<<<<
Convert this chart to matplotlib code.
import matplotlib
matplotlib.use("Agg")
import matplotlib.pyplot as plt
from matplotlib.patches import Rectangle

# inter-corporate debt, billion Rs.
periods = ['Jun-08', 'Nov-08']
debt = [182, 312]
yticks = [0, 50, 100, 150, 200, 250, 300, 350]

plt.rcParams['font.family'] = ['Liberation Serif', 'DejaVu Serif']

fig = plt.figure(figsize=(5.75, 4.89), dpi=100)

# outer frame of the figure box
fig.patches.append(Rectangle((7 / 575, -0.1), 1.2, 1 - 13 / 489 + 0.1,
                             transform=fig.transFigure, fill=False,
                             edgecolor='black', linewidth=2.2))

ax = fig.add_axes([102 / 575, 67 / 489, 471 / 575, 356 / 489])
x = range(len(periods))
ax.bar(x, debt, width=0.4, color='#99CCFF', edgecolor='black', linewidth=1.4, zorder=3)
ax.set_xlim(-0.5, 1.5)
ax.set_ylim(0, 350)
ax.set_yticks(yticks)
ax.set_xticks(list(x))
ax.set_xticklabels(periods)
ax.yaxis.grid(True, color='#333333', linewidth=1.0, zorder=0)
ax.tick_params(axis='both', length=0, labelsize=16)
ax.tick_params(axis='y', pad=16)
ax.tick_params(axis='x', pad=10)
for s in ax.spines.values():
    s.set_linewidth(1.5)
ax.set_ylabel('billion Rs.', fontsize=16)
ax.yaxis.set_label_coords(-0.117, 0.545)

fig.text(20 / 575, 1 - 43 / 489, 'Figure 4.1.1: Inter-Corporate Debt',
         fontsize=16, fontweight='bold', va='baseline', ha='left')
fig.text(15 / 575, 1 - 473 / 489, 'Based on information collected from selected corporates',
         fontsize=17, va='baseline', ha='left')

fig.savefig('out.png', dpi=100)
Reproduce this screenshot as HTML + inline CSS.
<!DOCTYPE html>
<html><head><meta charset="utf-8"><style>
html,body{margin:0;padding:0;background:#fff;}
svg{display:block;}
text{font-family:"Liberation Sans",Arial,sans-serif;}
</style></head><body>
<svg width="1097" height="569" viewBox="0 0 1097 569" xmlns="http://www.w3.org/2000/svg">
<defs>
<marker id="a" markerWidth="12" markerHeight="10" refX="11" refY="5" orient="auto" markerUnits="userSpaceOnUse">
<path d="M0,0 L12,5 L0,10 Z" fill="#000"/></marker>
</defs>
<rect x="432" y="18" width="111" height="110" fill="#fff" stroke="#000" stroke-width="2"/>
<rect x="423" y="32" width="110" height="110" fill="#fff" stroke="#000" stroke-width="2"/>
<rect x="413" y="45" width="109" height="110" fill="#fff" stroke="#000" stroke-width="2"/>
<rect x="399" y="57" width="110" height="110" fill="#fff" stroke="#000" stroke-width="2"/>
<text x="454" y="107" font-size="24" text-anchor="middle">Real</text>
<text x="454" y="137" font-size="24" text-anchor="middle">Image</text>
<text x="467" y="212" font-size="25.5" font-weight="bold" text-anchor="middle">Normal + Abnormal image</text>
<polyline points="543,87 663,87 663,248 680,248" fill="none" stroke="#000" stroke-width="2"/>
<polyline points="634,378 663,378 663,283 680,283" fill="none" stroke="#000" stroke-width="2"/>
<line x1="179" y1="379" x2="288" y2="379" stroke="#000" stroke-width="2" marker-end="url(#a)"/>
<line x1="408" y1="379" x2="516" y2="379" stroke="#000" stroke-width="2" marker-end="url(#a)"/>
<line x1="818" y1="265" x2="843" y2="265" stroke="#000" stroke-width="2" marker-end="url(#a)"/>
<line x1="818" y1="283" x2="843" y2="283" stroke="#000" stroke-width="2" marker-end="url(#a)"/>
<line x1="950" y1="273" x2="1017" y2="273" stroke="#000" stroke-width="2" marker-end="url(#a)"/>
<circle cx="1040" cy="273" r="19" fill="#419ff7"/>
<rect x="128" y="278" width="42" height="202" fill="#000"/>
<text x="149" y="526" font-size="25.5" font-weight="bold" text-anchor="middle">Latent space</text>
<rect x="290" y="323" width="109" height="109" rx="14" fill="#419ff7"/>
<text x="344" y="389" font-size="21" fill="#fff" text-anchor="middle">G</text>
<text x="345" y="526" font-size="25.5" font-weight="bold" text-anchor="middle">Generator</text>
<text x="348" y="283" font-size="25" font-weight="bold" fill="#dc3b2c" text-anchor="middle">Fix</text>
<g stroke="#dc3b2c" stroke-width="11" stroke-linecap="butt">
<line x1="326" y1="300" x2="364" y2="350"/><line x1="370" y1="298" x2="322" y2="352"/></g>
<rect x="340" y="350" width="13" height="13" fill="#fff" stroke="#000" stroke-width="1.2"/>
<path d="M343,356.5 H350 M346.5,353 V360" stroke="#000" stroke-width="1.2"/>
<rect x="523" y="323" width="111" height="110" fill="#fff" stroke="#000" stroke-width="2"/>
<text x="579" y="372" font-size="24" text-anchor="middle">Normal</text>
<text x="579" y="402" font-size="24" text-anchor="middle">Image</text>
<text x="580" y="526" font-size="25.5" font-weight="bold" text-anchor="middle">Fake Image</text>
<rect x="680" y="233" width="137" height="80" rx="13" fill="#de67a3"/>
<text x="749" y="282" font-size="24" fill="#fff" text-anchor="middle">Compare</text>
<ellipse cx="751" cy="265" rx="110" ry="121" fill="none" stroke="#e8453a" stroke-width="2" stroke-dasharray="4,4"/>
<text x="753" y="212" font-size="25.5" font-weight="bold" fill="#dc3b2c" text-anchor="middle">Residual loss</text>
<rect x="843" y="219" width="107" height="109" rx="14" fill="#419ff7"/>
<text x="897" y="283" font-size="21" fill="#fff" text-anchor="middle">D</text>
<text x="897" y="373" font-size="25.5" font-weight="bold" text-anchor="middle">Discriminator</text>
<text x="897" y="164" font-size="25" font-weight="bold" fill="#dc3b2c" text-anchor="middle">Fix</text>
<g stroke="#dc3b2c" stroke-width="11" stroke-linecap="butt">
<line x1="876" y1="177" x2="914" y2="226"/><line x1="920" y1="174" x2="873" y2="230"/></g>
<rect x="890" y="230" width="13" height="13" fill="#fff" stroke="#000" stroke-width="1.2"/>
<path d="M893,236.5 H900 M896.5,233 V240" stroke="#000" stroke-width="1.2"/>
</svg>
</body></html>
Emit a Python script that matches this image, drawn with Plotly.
>>>>
- PROBLEM TO WORK ON:
Identify every line above that includes the word "matplotlib", and show those lines.

- EXERCISE RESPONSE:
Convert this chart to matplotlib code.
import matplotlib
matplotlib.use("Agg")
import matplotlib.pyplot as plt
from matplotlib.patches import Rectangle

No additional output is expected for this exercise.